>> start

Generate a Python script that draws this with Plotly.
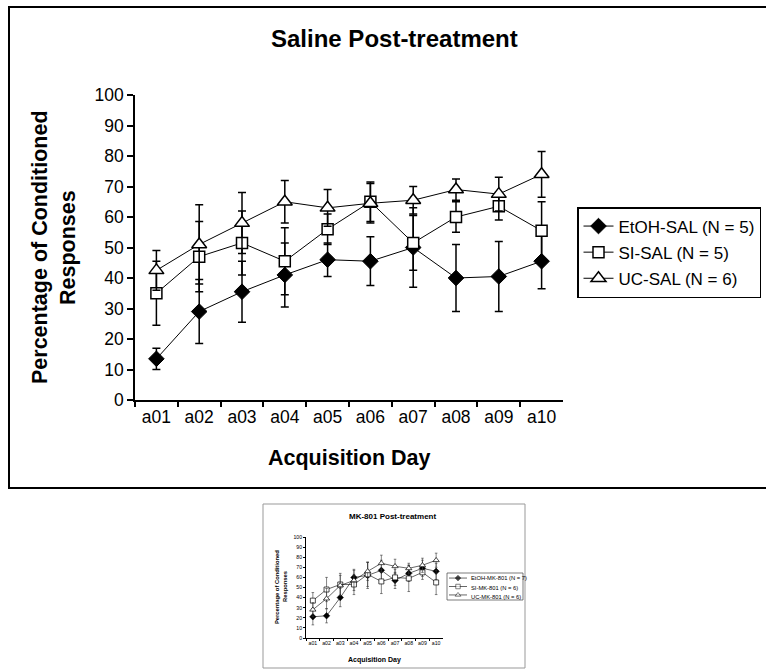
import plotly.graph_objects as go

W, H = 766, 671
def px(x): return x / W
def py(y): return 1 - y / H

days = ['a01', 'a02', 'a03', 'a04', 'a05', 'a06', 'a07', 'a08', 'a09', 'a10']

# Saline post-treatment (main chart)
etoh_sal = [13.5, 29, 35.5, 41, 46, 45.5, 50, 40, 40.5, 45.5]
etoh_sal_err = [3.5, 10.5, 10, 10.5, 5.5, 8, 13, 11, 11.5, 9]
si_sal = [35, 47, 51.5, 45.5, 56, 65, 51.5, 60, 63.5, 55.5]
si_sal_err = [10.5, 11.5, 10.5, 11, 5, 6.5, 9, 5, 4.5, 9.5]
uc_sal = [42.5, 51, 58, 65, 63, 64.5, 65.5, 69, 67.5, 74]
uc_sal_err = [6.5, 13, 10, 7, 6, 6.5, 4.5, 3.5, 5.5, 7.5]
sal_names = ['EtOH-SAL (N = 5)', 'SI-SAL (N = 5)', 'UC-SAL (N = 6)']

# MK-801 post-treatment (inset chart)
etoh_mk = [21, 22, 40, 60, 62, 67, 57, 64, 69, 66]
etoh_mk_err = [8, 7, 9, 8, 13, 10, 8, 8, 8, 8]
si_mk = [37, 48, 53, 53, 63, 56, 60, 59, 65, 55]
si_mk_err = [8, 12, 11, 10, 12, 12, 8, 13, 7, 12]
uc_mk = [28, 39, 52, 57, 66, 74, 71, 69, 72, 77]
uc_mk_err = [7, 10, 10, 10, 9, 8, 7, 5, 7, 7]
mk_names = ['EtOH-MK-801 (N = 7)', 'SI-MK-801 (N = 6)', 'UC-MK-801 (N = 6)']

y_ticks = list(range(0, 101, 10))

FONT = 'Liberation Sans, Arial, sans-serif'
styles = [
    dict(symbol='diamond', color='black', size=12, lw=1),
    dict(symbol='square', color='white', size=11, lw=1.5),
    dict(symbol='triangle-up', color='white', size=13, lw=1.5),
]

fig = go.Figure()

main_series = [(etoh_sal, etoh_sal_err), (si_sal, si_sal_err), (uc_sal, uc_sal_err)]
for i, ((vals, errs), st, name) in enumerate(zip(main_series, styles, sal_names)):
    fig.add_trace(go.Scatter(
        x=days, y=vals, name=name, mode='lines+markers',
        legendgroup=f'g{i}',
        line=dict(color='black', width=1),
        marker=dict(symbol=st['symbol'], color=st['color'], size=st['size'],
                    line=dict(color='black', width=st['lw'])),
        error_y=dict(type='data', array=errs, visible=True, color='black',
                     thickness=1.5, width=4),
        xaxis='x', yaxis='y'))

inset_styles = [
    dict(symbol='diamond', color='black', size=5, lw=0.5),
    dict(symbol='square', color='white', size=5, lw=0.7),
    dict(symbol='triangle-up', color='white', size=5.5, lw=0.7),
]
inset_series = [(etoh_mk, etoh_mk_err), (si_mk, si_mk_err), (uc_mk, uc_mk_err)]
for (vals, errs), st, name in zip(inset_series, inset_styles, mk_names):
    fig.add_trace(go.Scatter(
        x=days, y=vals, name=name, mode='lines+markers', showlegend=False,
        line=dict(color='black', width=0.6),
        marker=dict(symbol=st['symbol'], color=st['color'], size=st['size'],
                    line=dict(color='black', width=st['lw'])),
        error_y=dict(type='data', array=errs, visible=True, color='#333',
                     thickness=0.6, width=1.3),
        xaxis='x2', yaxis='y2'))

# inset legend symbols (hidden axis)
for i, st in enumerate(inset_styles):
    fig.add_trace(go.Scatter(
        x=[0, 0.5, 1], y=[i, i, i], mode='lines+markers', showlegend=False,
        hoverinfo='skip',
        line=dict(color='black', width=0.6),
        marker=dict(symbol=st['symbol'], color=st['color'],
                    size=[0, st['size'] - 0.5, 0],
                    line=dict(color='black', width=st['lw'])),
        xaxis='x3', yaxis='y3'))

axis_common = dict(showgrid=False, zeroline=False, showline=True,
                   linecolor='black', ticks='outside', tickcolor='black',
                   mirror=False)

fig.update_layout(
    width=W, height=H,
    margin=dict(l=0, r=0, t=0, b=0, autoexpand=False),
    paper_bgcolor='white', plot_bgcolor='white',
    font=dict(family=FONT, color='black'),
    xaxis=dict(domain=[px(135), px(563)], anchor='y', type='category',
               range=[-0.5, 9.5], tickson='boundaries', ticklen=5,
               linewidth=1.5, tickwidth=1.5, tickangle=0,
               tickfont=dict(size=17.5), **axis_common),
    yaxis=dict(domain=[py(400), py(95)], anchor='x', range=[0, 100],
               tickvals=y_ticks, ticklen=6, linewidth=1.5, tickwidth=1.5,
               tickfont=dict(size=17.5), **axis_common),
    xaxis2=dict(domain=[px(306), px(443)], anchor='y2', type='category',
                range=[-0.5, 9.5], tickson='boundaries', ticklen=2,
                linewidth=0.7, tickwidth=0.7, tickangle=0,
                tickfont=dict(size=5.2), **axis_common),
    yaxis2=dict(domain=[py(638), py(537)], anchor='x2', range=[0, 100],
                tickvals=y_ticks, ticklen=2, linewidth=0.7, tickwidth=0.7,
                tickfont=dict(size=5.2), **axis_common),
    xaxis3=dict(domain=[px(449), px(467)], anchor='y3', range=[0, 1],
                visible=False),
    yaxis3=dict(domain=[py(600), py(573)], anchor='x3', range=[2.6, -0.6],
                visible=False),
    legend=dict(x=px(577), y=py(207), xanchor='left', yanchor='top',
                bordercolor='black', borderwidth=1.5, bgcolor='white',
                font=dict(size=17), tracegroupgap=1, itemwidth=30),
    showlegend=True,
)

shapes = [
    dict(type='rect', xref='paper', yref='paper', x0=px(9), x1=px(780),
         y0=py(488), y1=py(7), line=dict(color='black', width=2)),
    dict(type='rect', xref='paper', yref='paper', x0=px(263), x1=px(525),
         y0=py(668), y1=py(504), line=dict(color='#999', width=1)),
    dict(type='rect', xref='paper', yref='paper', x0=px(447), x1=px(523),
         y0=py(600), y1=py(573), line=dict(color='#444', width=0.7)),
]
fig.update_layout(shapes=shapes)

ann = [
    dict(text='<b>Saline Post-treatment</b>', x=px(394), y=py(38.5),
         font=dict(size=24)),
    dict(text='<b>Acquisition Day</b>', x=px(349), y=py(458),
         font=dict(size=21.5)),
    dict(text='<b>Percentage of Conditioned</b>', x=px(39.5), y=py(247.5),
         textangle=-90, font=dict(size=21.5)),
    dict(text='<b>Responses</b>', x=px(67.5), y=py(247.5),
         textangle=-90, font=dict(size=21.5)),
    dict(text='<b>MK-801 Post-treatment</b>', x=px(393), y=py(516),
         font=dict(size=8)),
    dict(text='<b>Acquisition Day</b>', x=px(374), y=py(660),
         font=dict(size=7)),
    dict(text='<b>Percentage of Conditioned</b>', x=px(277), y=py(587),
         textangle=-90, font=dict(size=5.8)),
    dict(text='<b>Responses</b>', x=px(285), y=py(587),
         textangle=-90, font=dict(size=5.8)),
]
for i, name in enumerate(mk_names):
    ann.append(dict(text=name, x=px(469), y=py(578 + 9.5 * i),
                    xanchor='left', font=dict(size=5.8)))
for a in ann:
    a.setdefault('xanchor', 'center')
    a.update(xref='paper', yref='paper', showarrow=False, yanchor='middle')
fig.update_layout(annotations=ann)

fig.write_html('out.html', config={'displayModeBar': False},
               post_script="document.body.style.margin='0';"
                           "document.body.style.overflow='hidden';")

>> end

▶ [EXERCISE REQUIREMENTS]: Leaving the pictures aside, transcribe the entire listing exactly.

▶ [RESULT OF THIS EXERCISE]:
Generate a Python script that draws this with Plotly.
import plotly.graph_objects as go

W, H = 766, 671
def px(x): return x / W
def py(y): return 1 - y / H

days = ['a01', 'a02', 'a03', 'a04', 'a05', 'a06', 'a07', 'a08', 'a09', 'a10']

# Saline post-treatment (main chart)
etoh_sal = [13.5, 29, 35.5, 41, 46, 45.5, 50, 40, 40.5, 45.5]
etoh_sal_err = [3.5, 10.5, 10, 10.5, 5.5, 8, 13, 11, 11.5, 9]
si_sal = [35, 47, 51.5, 45.5, 56, 65, 51.5, 60, 63.5, 55.5]
si_sal_err = [10.5, 11.5, 10.5, 11, 5, 6.5, 9, 5, 4.5, 9.5]
uc_sal = [42.5, 51, 58, 65, 63, 64.5, 65.5, 69, 67.5, 74]
uc_sal_err = [6.5, 13, 10, 7, 6, 6.5, 4.5, 3.5, 5.5, 7.5]
sal_names = ['EtOH-SAL (N = 5)', 'SI-SAL (N = 5)', 'UC-SAL (N = 6)']

# MK-801 post-treatment (inset chart)
etoh_mk = [21, 22, 40, 60, 62, 67, 57, 64, 69, 66]
etoh_mk_err = [8, 7, 9, 8, 13, 10, 8, 8, 8, 8]
si_mk = [37, 48, 53, 53, 63, 56, 60, 59, 65, 55]
si_mk_err = [8, 12, 11, 10, 12, 12, 8, 13, 7, 12]
uc_mk = [28, 39, 52, 57, 66, 74, 71, 69, 72, 77]
uc_mk_err = [7, 10, 10, 10, 9, 8, 7, 5, 7, 7]
mk_names = ['EtOH-MK-801 (N = 7)', 'SI-MK-801 (N = 6)', 'UC-MK-801 (N = 6)']

y_ticks = list(range(0, 101, 10))

FONT = 'Liberation Sans, Arial, sans-serif'
styles = [
    dict(symbol='diamond', color='black', size=12, lw=1),
    dict(symbol='square', color='white', size=11, lw=1.5),
    dict(symbol='triangle-up', color='white', size=13, lw=1.5),
]

fig = go.Figure()

main_series = [(etoh_sal, etoh_sal_err), (si_sal, si_sal_err), (uc_sal, uc_sal_err)]
for i, ((vals, errs), st, name) in enumerate(zip(main_series, styles, sal_names)):
    fig.add_trace(go.Scatter(
        x=days, y=vals, name=name, mode='lines+markers',
        legendgroup=f'g{i}',
        line=dict(color='black', width=1),
        marker=dict(symbol=st['symbol'], color=st['color'], size=st['size'],
                    line=dict(color='black', width=st['lw'])),
        error_y=dict(type='data', array=errs, visible=True, color='black',
                     thickness=1.5, width=4),
        xaxis='x', yaxis='y'))

inset_styles = [
    dict(symbol='diamond', color='black', size=5, lw=0.5),
    dict(symbol='square', color='white', size=5, lw=0.7),
    dict(symbol='triangle-up', color='white', size=5.5, lw=0.7),
]
inset_series = [(etoh_mk, etoh_mk_err), (si_mk, si_mk_err), (uc_mk, uc_mk_err)]
for (vals, errs), st, name in zip(inset_series, inset_styles, mk_names):
    fig.add_trace(go.Scatter(
        x=days, y=vals, name=name, mode='lines+markers', showlegend=False,
        line=dict(color='black', width=0.6),
        marker=dict(symbol=st['symbol'], color=st['color'], size=st['size'],
                    line=dict(color='black', width=st['lw'])),
        error_y=dict(type='data', array=errs, visible=True, color='#333',
                     thickness=0.6, width=1.3),
        xaxis='x2', yaxis='y2'))

# inset legend symbols (hidden axis)
for i, st in enumerate(inset_styles):
    fig.add_trace(go.Scatter(
        x=[0, 0.5, 1], y=[i, i, i], mode='lines+markers', showlegend=False,
        hoverinfo='skip',
        line=dict(color='black', width=0.6),
        marker=dict(symbol=st['symbol'], color=st['color'],
                    size=[0, st['size'] - 0.5, 0],
                    line=dict(color='black', width=st['lw'])),
        xaxis='x3', yaxis='y3'))

axis_common = dict(showgrid=False, zeroline=False, showline=True,
                   linecolor='black', ticks='outside', tickcolor='black',
                   mirror=False)

fig.update_layout(
    width=W, height=H,
    margin=dict(l=0, r=0, t=0, b=0, autoexpand=False),
    paper_bgcolor='white', plot_bgcolor='white',
    font=dict(family=FONT, color='black'),
    xaxis=dict(domain=[px(135), px(563)], anchor='y', type='category',
               range=[-0.5, 9.5], tickson='boundaries', ticklen=5,
               linewidth=1.5, tickwidth=1.5, tickangle=0,
               tickfont=dict(size=17.5), **axis_common),
    yaxis=dict(domain=[py(400), py(95)], anchor='x', range=[0, 100],
               tickvals=y_ticks, ticklen=6, linewidth=1.5, tickwidth=1.5,
               tickfont=dict(size=17.5), **axis_common),
    xaxis2=dict(domain=[px(306), px(443)], anchor='y2', type='category',
                range=[-0.5, 9.5], tickson='boundaries', ticklen=2,
                linewidth=0.7, tickwidth=0.7, tickangle=0,
                tickfont=dict(size=5.2), **axis_common),
    yaxis2=dict(domain=[py(638), py(537)], anchor='x2', range=[0, 100],
                tickvals=y_ticks, ticklen=2, linewidth=0.7, tickwidth=0.7,
                tickfont=dict(size=5.2), **axis_common),
    xaxis3=dict(domain=[px(449), px(467)], anchor='y3', range=[0, 1],
                visible=False),
    yaxis3=dict(domain=[py(600), py(573)], anchor='x3', range=[2.6, -0.6],
                visible=False),
    legend=dict(x=px(577), y=py(207), xanchor='left', yanchor='top',
                bordercolor='black', borderwidth=1.5, bgcolor='white',
                font=dict(size=17), tracegroupgap=1, itemwidth=30),
    showlegend=True,
)

shapes = [
    dict(type='rect', xref='paper', yref='paper', x0=px(9), x1=px(780),
         y0=py(488), y1=py(7), line=dict(color='black', width=2)),
    dict(type='rect', xref='paper', yref='paper', x0=px(263), x1=px(525),
         y0=py(668), y1=py(504), line=dict(color='#999', width=1)),
    dict(type='rect', xref='paper', yref='paper', x0=px(447), x1=px(523),
         y0=py(600), y1=py(573), line=dict(color='#444', width=0.7)),
]
fig.update_layout(shapes=shapes)

ann = [
    dict(text='<b>Saline Post-treatment</b>', x=px(394), y=py(38.5),
         font=dict(size=24)),
    dict(text='<b>Acquisition Day</b>', x=px(349), y=py(458),
         font=dict(size=21.5)),
    dict(text='<b>Percentage of Conditioned</b>', x=px(39.5), y=py(247.5),
         textangle=-90, font=dict(size=21.5)),
    dict(text='<b>Responses</b>', x=px(67.5), y=py(247.5),
         textangle=-90, font=dict(size=21.5)),
    dict(text='<b>MK-801 Post-treatment</b>', x=px(393), y=py(516),
         font=dict(size=8)),
    dict(text='<b>Acquisition Day</b>', x=px(374), y=py(660),
         font=dict(size=7)),
    dict(text='<b>Percentage of Conditioned</b>', x=px(277), y=py(587),
         textangle=-90, font=dict(size=5.8)),
    dict(text='<b>Responses</b>', x=px(285), y=py(587),
         textangle=-90, font=dict(size=5.8)),
]
for i, name in enumerate(mk_names):
    ann.append(dict(text=name, x=px(469), y=py(578 + 9.5 * i),
                    xanchor='left', font=dict(size=5.8)))
for a in ann:
    a.setdefault('xanchor', 'center')
    a.update(xref='paper', yref='paper', showarrow=False, yanchor='middle')
fig.update_layout(annotations=ann)

fig.write_html('out.html', config={'displayModeBar': False},
               post_script="document.body.style.margin='0';"
                           "document.body.style.overflow='hidden';")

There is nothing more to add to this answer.